For Funsies

A lot of my thought life is taken up with the family of God, specifically the local church. As a pastor’s wife, it’s kind of my job. We make a big deal about one-on-one discipleship, small groups, Bible studies, Sunday morning services… but we don’t really talk as much about just hanging out with each other, getting to know the side of someone that only comes out during a good game of Scrabble or bowling or softball. As crucial as the serious stuff is, the “just for fun” category is equally important for building up the health of the church.

I’ll admit: the serious stuff is my jam due to a mix of personality and role. Most requests for my time revolve around asking for help—relational help, spiritual help, personal help, ministry help. Which is cool because I love helping. I could sit across from a woman seeking counsel all afternoon if the beverage is right, but I get super awkward when thrust into situations that require play. Clear-cut objectives I can do; the ambiguity of a come-and-go hangout makes my knees knock. This tendency toward the serious is effective for ministry but hard on the heart: it turns church people into responsibilities instead of real, deep-down pleasures. The Lord reminds me that family isn’t just a bunch of check boxes to take care of—family is late nights, long meals, swimsuit season, fireside chats. Family doesn’t need me to control but to engage.
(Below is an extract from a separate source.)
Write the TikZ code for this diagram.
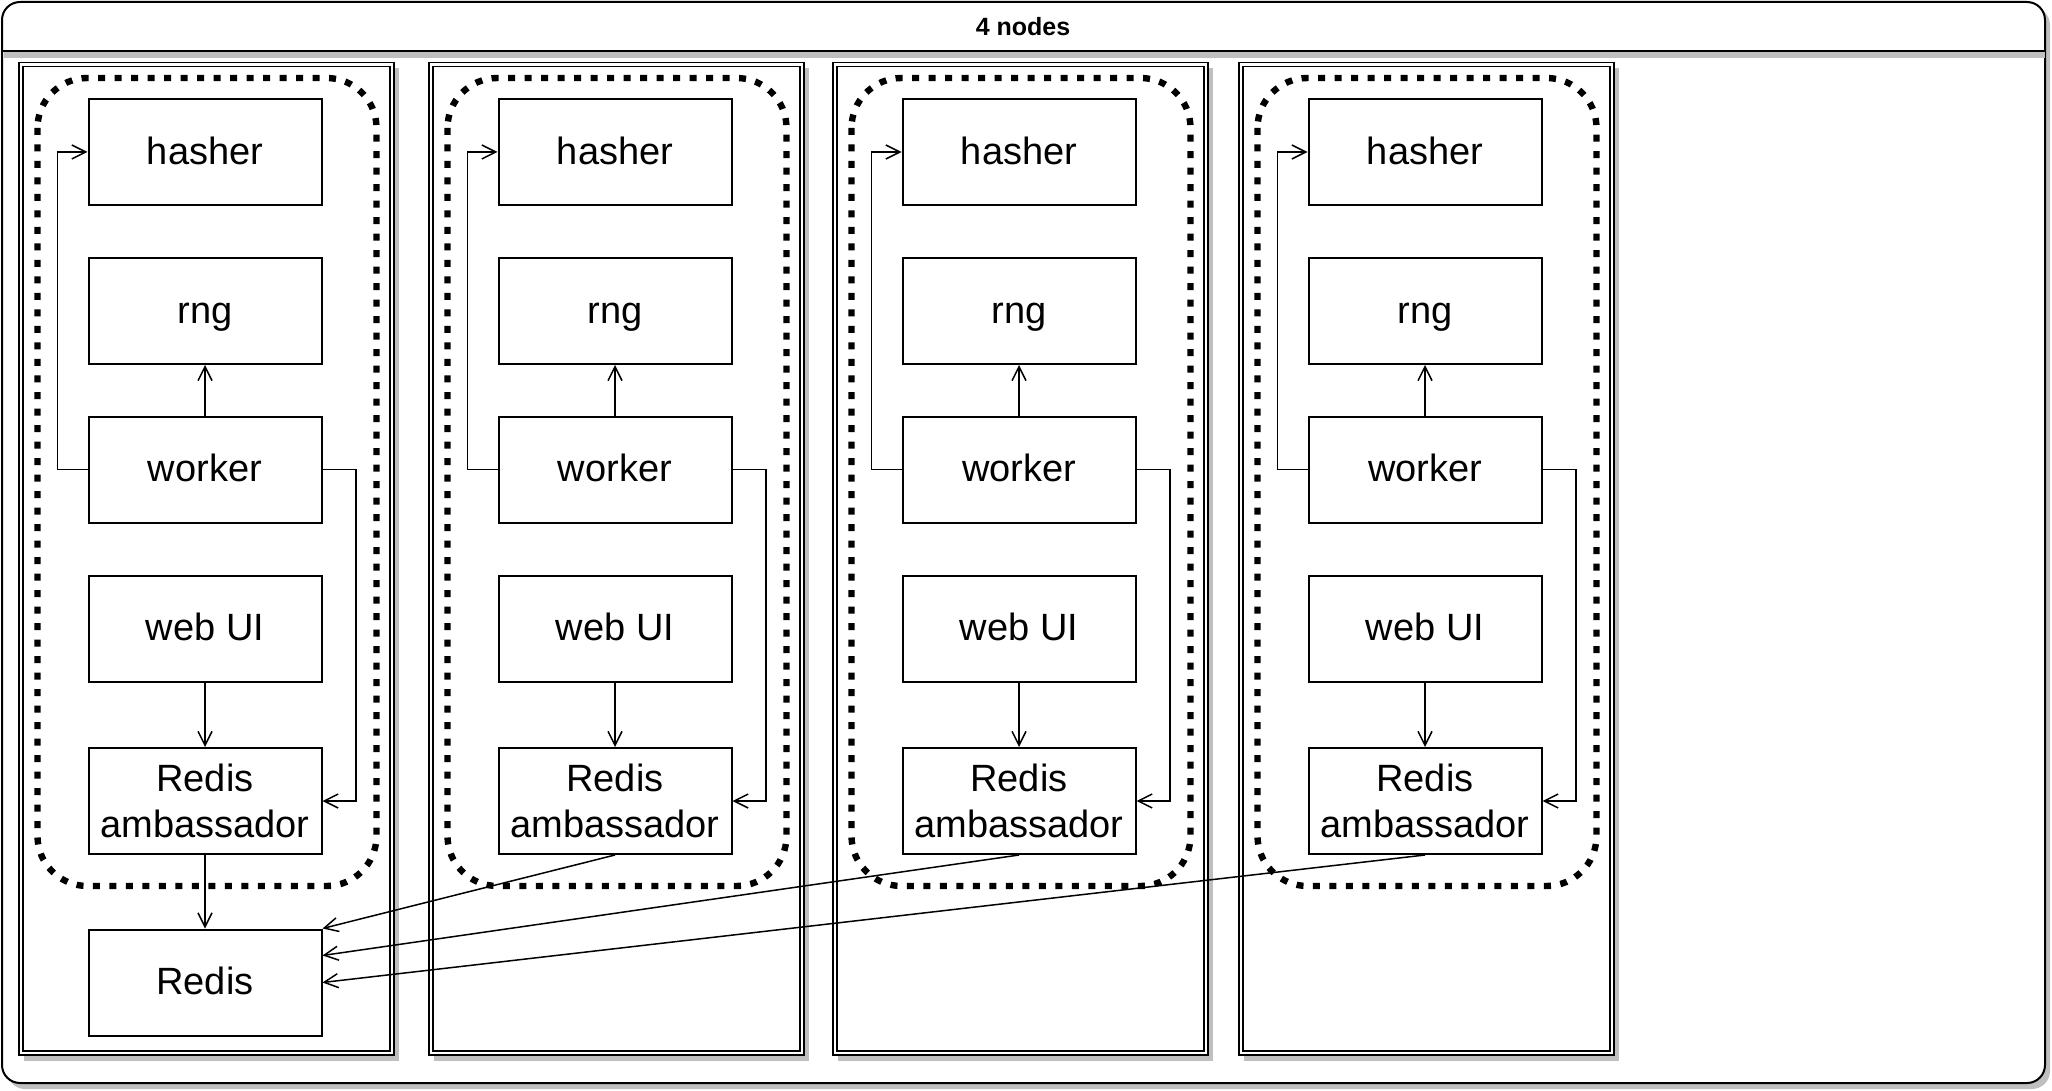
\documentclass[tikz,border=0pt]{standalone}
\usepackage{fontspec}
\setmainfont{Liberation Sans}
\usetikzlibrary{arrows.meta,calc}
\definecolor{shadowgray}{RGB}{191,191,191}
\begin{document}
\begin{tikzpicture}[x=0.5pt,y=-0.5pt,
  svc/.style={draw, line width=1pt, fill=white, minimum width=116.5pt, minimum height=53pt,
    inner sep=0pt, align=center, font=\fontsize{19}{22.6}\selectfont},
  oneline/.style={text height=14.2pt, text depth=2pt},
  conn/.style={line width=0.75pt, -{Straight Barb[length=7pt,width=7pt,line width=0.75pt]}},
  pod/.style={line width=3.2pt, dash pattern=on 3.5pt off 4.75pt, rounded corners=25pt},
  hostline/.style={line width=0.8pt},
  lane/.style={line width=1pt, rounded corners=9pt}]
\useasboundingbox (0,0) rectangle (2052,1091);
% outer swimlane
\fill[shadowgray, rounded corners=9pt] (7,7) rectangle (2050,1089);
\draw[lane, fill=white] (2,2) rectangle (2045,1083);
\fill[shadowgray] (4,51) rectangle (2045,58);
\draw[line width=1pt] (2,51) -- (2045,51);
\node[font=\bfseries\fontsize{12.5}{15}\selectfont] (title) at (1023,27) {4 nodes};
% hosts
\foreach \bx [count=\i] in {205,615,1019,1425} {
  \fill[shadowgray] (\bx-181,68.5) rectangle (\bx+194,1061);
  \draw[hostline, fill=white] (\bx-186,62.5) rectangle (\bx+189,1055);
  \draw[hostline] (\bx-182,66.5) rectangle (\bx+185,1051);
  \draw[pod] (\bx-167.5,78) rectangle (\bx+171.5,886);
  \node[svc,oneline] (h\i) at (\bx,152) {hasher};
  \node[svc,oneline] (r\i) at (\bx,311) {rng};
  \node[svc,oneline] (w\i) at (\bx,469.5) {worker};
  \node[svc,oneline] (u\i) at (\bx,628.5) {web UI};
  \node[svc] (a\i) at (\bx,801) {Redis\\ambassador};
  \draw[conn] (w\i.north) -- (r\i.south);
  \draw[conn] (u\i.south) -- (a\i.north);
  \draw[conn] (w\i.west) -- ++(-30,0) |- (h\i.west);
  \draw[conn] (w\i.east) -- ++(33.5,0) |- (a\i.east);
}
\node[svc,oneline] (redis) at (205,982.5) {Redis};
\draw[conn] (a1.south) -- (redis.north);
\draw[conn] (a2.south) -- (redis.north east);
\draw[conn] (a3.south) -- ($(redis.north east)!0.25!(redis.south east)$);
\draw[conn] (a4.south) -- (redis.east);
\end{tikzpicture}
\end{document}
Jesus never seems to have a problem with this concept, and of everyone, He has the most right to. He was on a mission to save the world, after all. But you don’t see Him rushing through the relationship-building parts like, “Just get Me to the good stuff already! I have 73 people to heal here before moving on to the next place where I have to talk to so-and-so about getting a thing done, and then there’s that demon-possessed guy I have an appointment with at 8:00. How much longer is this lunch gonna take?!” Nope. He looks like He actually enjoys the people He’s with.

What if we (I) slowed down the insane need to look busy/important and just soaked up the moment? If presence replaced productivity as the day’s top priority? If we (I) scheduled time for fun with the brothers and sisters God has put here for a reason?

A few ideas to get our (my) wheels turning:

  • host a board game night
  • show a movie and let everyone bring snacks
  • invite a new family out for a scenic walk
  • show up more often when others initiate
  • get some families together for a campout
  • do something seasonal with a couple of friends
  • make crafts with your small group
  • break out the bikes with a young family or two
  • have a fire pit evening
  • try a new class together

The main thing is to figure out the typical excuses and work around them. “I don’t want them judging the dust bunnies under the couch!” Cool—invite someone out on the town. “I’m so tired when I get home from work!” How about a breakfast club? “They all sound so smart about the Bible, and I don’t know anything!” Host a get-together that doesn’t revolve around church talk.

(Yes, I realize these suggestions can stunt a believer’s growth if relied upon over the long haul. But they won’t stunt growth as much as allowing such excuses to keep others at arm’s length forever. These are just to get you started. Think of how you can take a baby step toward building community around fun. As you get used to walking with the church in a life-on-life setting, then you can begin addressing the fears about the dust bunnies or the time commitments or the lack of biblical knowledge.)

Maybe it’s time to see the people around us (me) as hearts to be loved on and heard from rather than crises to be fixed. Let’s be brave together as we move into this crazy notion of family God has cherished from the beginning. How can you begin building community just for fun?